The optional Graphics Tools feature of Windows 10 provides lightweight capture and playback functionality—such as the command-line capture program dxcap.exe—that can be used in support, testing, and diagnostic scenarios on machines where developer tools aren't installed. For more information, see the Command-Line Capture Tool topic.

Using Graphics Diagnostics for the first time

Now that you have everything you need, you're ready to start using Graphics Diagnostics. Just follow these steps.

1 - Create a Direct3D app

If you've already got your own Direct3D app to explore Graphics Diagnostics with, great! Otherwise you can use one of the Direct3D samples available on Code Gallery.

  • To try out Graphics Diagnostics with Direct3D 12 on Windows 10 using Visual Studio 2015, try the Direct3D 12 UAP sample for Windows 10.

  • To try out Graphics Diagnostics with Direct3D 11 on Windows 10 or Windows 8.1, you can use the DirectX App (Windows Universal) or DirectX App (Windows 8.1) project templates. Or, for something more interesting, try the DirectX marble maze game sample for Windows 8.1.

    Make sure you can build the app before moving on.

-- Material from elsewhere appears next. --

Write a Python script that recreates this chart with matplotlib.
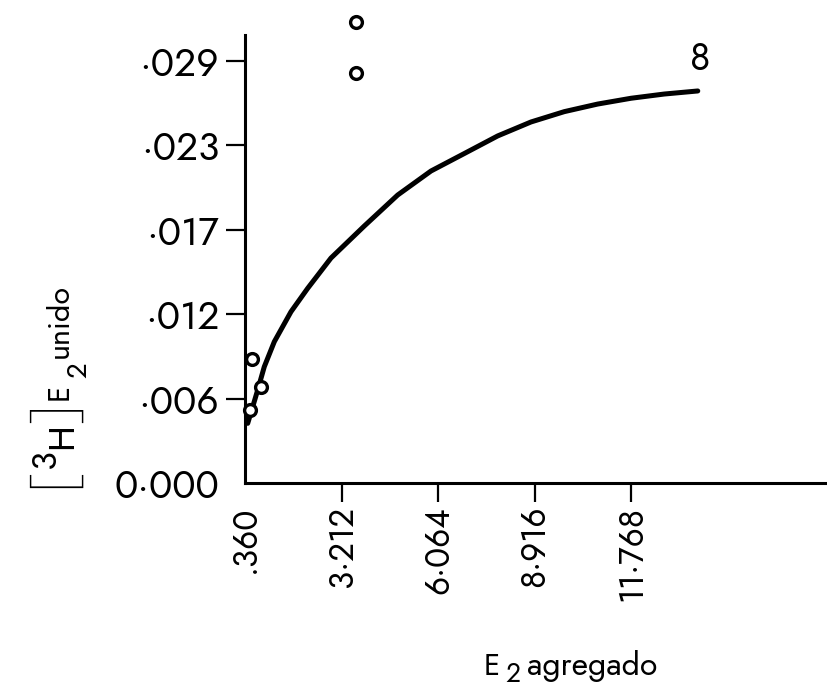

2 - Start a Graphics Diagnostics session

Now you're ready to start your first graphics diagnostics session. In Visual Studio, on the main menu, choose Debug, Graphics, Start Diagnostics, or just press Alt+F5. This starts your app under Graphics Diagnostics and displays the diagnostics session windows in Visual Studio.

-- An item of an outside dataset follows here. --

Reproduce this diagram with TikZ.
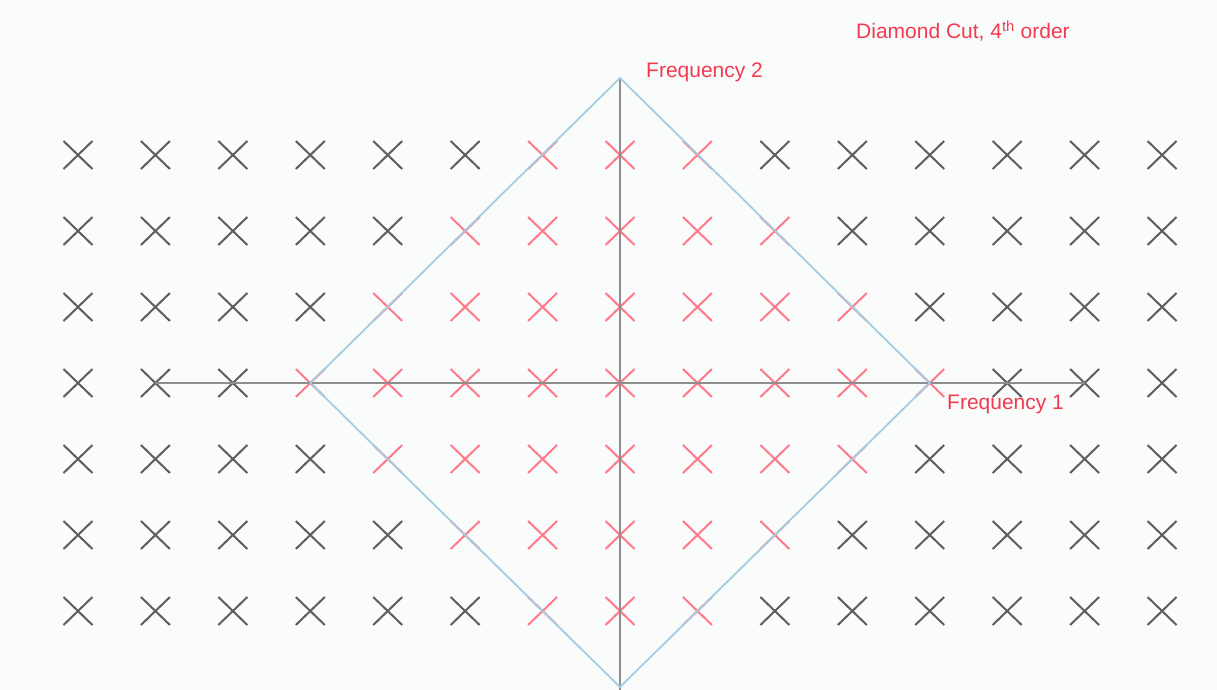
\documentclass[tikz,border=0pt]{standalone}
\usepackage{fontspec}
\setmainfont{Liberation Sans}
\usetikzlibrary{shapes.misc}
\definecolor{bg}{HTML}{FAFCFB}
\definecolor{crossgray}{HTML}{5E5E5E}
\definecolor{crossred}{HTML}{FF7A8A}
\definecolor{axisgray}{HTML}{8E8E8E}
\definecolor{diamblue}{HTML}{A3CDE0}
\definecolor{labelred}{HTML}{F23A50}
\tikzset{
  xmark/.style={cross out, draw=crossgray, line width=2pt, minimum width=27pt, minimum height=26pt, inner sep=0pt},
  xred/.style={xmark, draw=crossred},
  axis/.style={draw=axisgray, line width=2.6pt},
  diam/.style={draw=diamblue, line width=1.8pt},
  lbl/.style={text=labelred, font=\fontsize{21}{24}\selectfont, anchor=west, inner sep=0pt}
}
\begin{document}
\begin{tikzpicture}[x=1pt,y=-1pt]
\useasboundingbox[fill=bg] (0,0) rectangle (1217,690);
% grid of crosses
\foreach \i in {0,...,14}{
  \foreach \j in {0,...,6}{
    \pgfmathtruncatemacro{\di}{abs(\i-7)+abs(\j-3)}
    \ifnum\di>4
      \node[xmark] (c-\i-\j) at ({78+77.43*\i},{155+76*\j}) {};
    \else
      \node[xred] (c-\i-\j) at ({78+77.43*\i},{155+76*\j}) {};
    \fi
  }
}
% diamond corners
\coordinate (top) at (620,78);
\coordinate (bot) at (620,690);
\coordinate (dbot) at (620,687);
\coordinate (left) at (c-3-3.center);
\coordinate (right) at (c-11-3.center);
% axes
\draw[axis] (c-1-3.center) -- (c-13-3.center);
\draw[axis] (top) -- (bot);
% diamond
\draw[diam] (top) -- (right) -- (dbot) -- (left) -- cycle;
% labels
\node[lbl] (f2) at (646,72) {Frequency 2};
\node[lbl] (f1) at (947,404) {Frequency 1};
\node[lbl] (title) at (856,31) {Diamond Cut, 4\textsuperscript{th} order};
\end{tikzpicture}
\end{document}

If you're running your app on Windows 10 and haven't installed the optional Graphics Tools feature yet, you'll be prompted to do so now. You must install it before you can use Graphics Diagnostics on Windows 10.

3 - Capture Frames

You're ready to capture frames as soon as your app starts.

To capture single frames
  • In Visual Studio, choose the Capture Frame button from the Graphics toolbar or diagnostics session window. Or, if your app has focus, just press Print Screen.
To capture a sequence of frames
  • In Visual Studio, in the diagnostic session window, set Frames to capture to the number of frames you want to capture in sequence, then capture the sequence by using any of the methods you described above to capture single frames.

    To capture single frames again, set Frames to capture to 1.

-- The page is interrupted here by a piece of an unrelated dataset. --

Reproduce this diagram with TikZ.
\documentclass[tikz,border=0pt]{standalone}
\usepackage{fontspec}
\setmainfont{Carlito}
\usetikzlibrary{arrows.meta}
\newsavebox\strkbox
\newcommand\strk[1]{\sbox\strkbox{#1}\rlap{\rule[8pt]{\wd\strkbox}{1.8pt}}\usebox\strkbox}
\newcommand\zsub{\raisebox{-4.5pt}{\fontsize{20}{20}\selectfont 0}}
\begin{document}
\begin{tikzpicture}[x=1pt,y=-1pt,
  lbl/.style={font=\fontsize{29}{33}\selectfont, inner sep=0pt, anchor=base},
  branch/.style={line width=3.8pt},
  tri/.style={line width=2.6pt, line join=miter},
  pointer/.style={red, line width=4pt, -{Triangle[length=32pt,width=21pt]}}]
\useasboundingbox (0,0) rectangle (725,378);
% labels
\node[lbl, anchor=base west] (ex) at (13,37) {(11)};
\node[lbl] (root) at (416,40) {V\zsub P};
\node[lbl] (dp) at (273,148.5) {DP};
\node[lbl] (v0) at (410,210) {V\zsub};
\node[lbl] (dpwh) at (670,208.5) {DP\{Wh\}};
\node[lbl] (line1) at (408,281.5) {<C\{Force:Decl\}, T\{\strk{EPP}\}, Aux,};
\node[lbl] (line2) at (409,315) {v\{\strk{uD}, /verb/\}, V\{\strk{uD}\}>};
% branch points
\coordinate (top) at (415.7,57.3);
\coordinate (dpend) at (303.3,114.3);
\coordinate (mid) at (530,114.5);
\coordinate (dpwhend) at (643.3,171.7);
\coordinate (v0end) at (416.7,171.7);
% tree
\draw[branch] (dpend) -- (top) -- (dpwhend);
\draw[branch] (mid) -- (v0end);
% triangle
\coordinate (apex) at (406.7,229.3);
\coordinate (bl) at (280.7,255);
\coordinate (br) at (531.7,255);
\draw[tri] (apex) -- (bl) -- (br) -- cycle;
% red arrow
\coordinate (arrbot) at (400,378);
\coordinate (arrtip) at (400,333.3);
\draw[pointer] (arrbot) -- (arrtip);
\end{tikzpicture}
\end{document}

    When you're done capturing frames just exit the app or choose the Stop button from the Graphics toolbar or diagnostic session window.

4 – Examine captured frames in the Graphics Analyzer

Now you're ready to examine the frames you just captured. To start analyzing a frame, choose the frame number of the frame you want to examine from the diagnostic session window. This opens the frame in the Graphics Analyzer, where you can use the Graphics Diagnostics tools to examine how your app uses Direct3D to track down rendering problems, or use the Frame Analysis tool to understand its performance.

If you selected the wrong frame from the diagnostic session window or you want to examine a different frame you can select a new one from the Graphics Analyzer. On the Render Target tab of the graphics log window, under the render target image, expand the Frame List and then choose a different frame to examine.